QuadXHoverCost gymnasium environment

QuadX Hover Cost environment

An actuated multirotor unmanned aerial vehicle (UAV) in the Quad-X configuration as described by ArduPilot and PX4. It consists of four motors with implementations for cascaded PID controllers. This environment corresponds to the QuadXHover-v1 environment included in the PyFlyt package. It is different in the fact that:

  • The reward has been changed to a cost. This was done by negating the reward always to be positive definite.

  • A health penalty has been added. This penalty is applied when the quadrotor moves outside the flight dome or crashes. The penalty equals the maximum episode steps minus the steps taken or a user-defined penalty.

  • The max_duration_seconds has been removed. Instead, the max_episode_steps parameter of the gym.wrappers.TimeLimit wrapper is used to limit the episode duration.

The rest of the environment is the same as the original QuadXHover environment. Below, the modified cost is described. For more information about the environment (e.g. observation space, action space, episode termination, etc.), please refer to the PyFlyt package documentation.

Cost function

The cost function of this environment is designed in such a way that it tries to minimize the Euclidean distance error between the quadrotors’ current position and a desired hover position (i.e. \(p=x_{x,y,z}=[0,0,1]\)) and the error between the quadrotors’ current angular roll and pitch and their zero values. A health penalty can also be included in the cost. This health penalty is added when the drone leaves the flight dome or crashes. It equals the max_episode_steps minus the number of steps taken in the episode or a fixed value. The cost is computed as:

\[ cost = \| p_{drone} - p_{hover} \| + \| \theta_{roll,pitch} \| + p_{health} \]

Where:

  • \(p_{drone}\) - is the current quadrotor position (i.e. x,y,z).
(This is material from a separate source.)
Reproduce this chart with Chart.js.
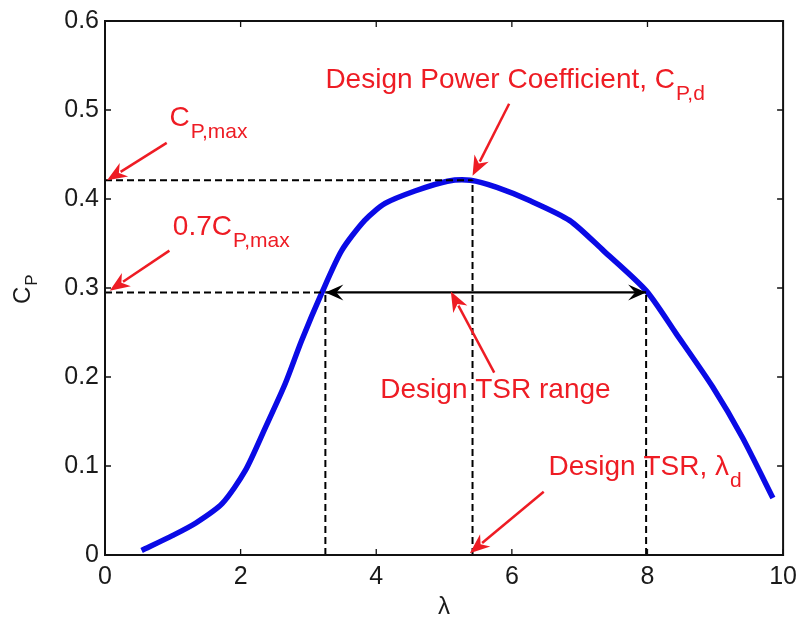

  • \(p_{hover}\) - is the desired hover position (i.e. x,y,z).

  • \(\theta_{roll,pitch}\) - is the current quadrotor roll and pitch.

  • \(p_{health}\) is a penalty for being unhealthy (i.e. if the Quadrotor moves outside the flight dome or crashes).

The health penalty is optional and can be disabled using the include_health_penalty environment arguments.

Environment step return

In addition to the observations, the cost and a termination and truncation boolean, the environment also returns an info dictionary:

[observation, cost, termination, truncation, info_dict]

Compared to the original QuadXHover-v1 environment, the following keys were added to this info dictionary:

  • reference: The reference that the quadrotor is tracking (i.e. the desired hover position \(p=x_{x,y,z}=[0,0,1]\)).

  • state_of_interest: The state that should track the reference (SOI).

  • reference_error: The error between SOI and the reference.

How to use

This environment is part of the Stable Gym package. It is therefore registered as the stable_gym:QuadXHoverCost-v1 gymnasium environment when you import the Stable Gym package. If you want to use the environment in stand-alone mode, you can register it yourself.

Warning

This environment is new and has not been thoroughly tested. As a result it may contain bugs and the cost function might be updated in the future.